-- REQUIRED TASK --
Restate, exactly and without pictures, the lines from the start of the listing below through the line holding "2092,2094,2096,2098,2099];".

start SUPPLIED DATA

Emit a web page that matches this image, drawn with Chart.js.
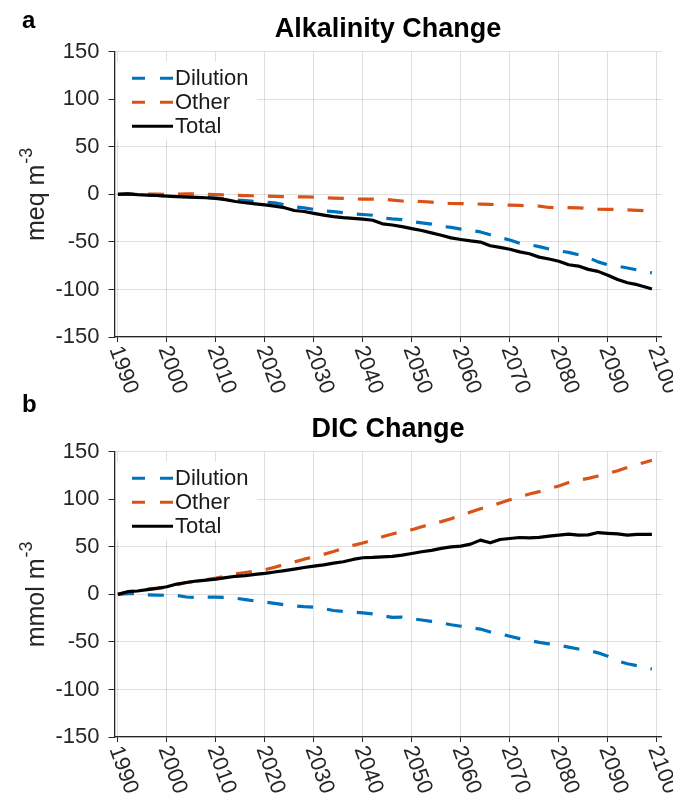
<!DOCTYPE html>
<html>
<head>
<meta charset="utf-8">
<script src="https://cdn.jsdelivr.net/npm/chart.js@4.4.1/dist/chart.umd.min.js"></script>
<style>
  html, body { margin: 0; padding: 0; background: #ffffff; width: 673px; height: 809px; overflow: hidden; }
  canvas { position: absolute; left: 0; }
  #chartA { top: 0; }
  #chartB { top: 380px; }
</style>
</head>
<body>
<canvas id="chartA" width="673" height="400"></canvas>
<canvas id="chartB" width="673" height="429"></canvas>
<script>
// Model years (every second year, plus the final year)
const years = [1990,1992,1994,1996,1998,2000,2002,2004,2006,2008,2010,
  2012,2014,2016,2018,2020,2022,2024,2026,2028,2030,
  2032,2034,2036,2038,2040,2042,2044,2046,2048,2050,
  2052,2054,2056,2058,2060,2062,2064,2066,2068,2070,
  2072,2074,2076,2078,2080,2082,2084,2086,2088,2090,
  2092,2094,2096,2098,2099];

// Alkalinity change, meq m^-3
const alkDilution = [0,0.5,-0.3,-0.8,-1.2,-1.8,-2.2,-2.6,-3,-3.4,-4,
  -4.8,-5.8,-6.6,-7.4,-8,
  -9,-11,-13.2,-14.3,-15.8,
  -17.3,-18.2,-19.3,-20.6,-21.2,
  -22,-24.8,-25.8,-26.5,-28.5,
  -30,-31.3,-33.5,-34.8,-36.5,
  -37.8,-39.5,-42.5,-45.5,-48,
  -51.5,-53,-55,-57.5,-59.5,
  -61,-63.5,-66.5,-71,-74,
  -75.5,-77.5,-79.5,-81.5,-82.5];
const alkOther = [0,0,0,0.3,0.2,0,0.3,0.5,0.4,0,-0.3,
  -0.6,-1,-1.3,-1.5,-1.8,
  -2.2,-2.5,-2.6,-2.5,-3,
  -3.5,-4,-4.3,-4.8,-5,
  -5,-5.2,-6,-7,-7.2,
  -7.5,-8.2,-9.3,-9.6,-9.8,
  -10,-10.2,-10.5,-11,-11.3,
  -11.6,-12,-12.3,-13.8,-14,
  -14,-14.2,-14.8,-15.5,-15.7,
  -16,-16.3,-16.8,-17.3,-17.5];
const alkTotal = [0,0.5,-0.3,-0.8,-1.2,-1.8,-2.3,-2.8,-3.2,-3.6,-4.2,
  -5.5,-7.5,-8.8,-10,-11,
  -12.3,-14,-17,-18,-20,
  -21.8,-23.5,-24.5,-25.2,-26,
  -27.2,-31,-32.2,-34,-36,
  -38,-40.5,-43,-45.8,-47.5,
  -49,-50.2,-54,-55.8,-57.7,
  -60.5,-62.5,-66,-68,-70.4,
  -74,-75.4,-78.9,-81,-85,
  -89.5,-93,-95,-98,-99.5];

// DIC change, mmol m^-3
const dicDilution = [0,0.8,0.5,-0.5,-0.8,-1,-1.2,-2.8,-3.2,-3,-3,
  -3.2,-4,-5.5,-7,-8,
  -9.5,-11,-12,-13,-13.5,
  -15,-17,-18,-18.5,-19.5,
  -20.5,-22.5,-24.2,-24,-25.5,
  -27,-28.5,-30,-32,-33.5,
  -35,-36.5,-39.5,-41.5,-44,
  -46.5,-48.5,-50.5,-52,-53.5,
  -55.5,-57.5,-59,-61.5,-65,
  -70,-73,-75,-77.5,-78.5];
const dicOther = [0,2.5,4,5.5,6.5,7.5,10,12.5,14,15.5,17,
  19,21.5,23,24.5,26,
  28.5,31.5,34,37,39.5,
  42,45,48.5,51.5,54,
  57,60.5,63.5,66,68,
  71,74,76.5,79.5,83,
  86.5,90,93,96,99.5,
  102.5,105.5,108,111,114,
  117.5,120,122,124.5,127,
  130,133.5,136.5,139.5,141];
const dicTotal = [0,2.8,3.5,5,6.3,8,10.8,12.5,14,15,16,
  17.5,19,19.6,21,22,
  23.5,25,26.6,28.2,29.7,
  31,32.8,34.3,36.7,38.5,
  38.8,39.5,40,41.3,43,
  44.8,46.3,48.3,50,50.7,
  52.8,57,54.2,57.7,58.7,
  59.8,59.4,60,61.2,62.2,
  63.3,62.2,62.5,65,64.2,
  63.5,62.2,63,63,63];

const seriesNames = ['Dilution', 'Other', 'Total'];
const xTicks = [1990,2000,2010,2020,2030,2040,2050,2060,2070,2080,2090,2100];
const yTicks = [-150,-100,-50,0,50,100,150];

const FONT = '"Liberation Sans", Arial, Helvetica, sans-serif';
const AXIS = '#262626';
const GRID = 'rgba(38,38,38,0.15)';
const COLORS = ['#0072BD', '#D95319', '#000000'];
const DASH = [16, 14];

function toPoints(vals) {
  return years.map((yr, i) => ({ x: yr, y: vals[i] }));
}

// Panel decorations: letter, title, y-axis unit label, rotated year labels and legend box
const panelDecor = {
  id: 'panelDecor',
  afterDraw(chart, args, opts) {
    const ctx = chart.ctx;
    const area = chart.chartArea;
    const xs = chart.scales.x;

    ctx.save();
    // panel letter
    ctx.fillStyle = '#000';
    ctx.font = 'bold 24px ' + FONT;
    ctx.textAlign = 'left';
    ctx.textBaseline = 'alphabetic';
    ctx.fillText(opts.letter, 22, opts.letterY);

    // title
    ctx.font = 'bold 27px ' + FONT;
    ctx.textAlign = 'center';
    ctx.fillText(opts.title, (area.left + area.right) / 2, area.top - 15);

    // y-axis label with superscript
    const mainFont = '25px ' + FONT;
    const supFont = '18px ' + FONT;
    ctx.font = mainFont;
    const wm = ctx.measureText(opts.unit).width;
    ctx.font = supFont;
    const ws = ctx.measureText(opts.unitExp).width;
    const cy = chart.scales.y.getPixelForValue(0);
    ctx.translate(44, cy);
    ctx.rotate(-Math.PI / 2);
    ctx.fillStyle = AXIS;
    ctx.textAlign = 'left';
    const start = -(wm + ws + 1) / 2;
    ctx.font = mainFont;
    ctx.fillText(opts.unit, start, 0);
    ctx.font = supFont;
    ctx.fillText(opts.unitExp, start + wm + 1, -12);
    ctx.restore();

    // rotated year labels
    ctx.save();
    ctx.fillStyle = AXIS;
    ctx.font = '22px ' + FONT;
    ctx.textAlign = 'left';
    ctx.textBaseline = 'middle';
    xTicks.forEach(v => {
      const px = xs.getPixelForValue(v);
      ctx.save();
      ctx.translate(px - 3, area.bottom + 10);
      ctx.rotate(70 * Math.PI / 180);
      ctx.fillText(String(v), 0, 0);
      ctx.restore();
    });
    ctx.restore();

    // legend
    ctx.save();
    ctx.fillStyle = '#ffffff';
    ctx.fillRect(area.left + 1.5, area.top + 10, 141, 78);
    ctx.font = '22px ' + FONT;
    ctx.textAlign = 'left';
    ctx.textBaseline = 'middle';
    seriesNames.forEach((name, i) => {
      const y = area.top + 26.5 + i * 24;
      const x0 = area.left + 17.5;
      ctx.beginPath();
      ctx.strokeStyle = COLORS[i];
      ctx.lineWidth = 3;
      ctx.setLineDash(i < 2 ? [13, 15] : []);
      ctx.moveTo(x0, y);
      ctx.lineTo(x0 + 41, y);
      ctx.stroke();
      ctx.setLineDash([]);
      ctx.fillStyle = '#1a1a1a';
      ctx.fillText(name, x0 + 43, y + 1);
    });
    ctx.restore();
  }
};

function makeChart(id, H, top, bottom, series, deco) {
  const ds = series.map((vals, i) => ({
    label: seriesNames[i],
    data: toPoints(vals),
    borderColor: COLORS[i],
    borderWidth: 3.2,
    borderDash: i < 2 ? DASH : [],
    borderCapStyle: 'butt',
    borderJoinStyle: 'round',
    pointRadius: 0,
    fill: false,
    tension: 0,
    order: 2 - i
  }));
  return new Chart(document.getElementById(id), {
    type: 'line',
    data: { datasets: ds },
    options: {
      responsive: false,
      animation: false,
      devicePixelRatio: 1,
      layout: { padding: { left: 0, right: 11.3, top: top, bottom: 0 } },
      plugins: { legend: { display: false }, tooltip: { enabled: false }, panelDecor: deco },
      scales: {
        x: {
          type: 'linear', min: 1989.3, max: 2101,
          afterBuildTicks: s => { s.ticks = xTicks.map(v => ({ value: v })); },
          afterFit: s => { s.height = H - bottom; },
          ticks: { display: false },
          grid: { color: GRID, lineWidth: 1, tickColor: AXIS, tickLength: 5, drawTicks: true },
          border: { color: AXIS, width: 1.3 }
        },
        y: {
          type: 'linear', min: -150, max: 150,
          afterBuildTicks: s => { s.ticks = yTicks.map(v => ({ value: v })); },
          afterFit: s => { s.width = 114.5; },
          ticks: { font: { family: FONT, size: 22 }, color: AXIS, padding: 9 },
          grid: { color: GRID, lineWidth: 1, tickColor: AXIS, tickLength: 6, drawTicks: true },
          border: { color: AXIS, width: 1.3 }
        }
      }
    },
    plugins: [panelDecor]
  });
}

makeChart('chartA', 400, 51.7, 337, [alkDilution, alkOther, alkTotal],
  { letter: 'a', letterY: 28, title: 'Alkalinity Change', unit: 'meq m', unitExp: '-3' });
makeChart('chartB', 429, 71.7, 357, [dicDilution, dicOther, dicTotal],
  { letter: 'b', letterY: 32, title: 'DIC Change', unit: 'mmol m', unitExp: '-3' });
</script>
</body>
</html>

end SUPPLIED DATA

-- IN RESPONSE --
Emit a web page that matches this image, drawn with Chart.js.
<!DOCTYPE html>
<html>
<head>
<meta charset="utf-8">
<script src="https://cdn.jsdelivr.net/npm/chart.js@4.4.1/dist/chart.umd.min.js"></script>
<style>
  html, body { margin: 0; padding: 0; background: #ffffff; width: 673px; height: 809px; overflow: hidden; }
  canvas { position: absolute; left: 0; }
  #chartA { top: 0; }
  #chartB { top: 380px; }
</style>
</head>
<body>
<canvas id="chartA" width="673" height="400"></canvas>
<canvas id="chartB" width="673" height="429"></canvas>
<script>
// Model years (every second year, plus the final year)
const years = [1990,1992,1994,1996,1998,2000,2002,2004,2006,2008,2010,
  2012,2014,2016,2018,2020,2022,2024,2026,2028,2030,
  2032,2034,2036,2038,2040,2042,2044,2046,2048,2050,
  2052,2054,2056,2058,2060,2062,2064,2066,2068,2070,
  2072,2074,2076,2078,2080,2082,2084,2086,2088,2090,
  2092,2094,2096,2098,2099];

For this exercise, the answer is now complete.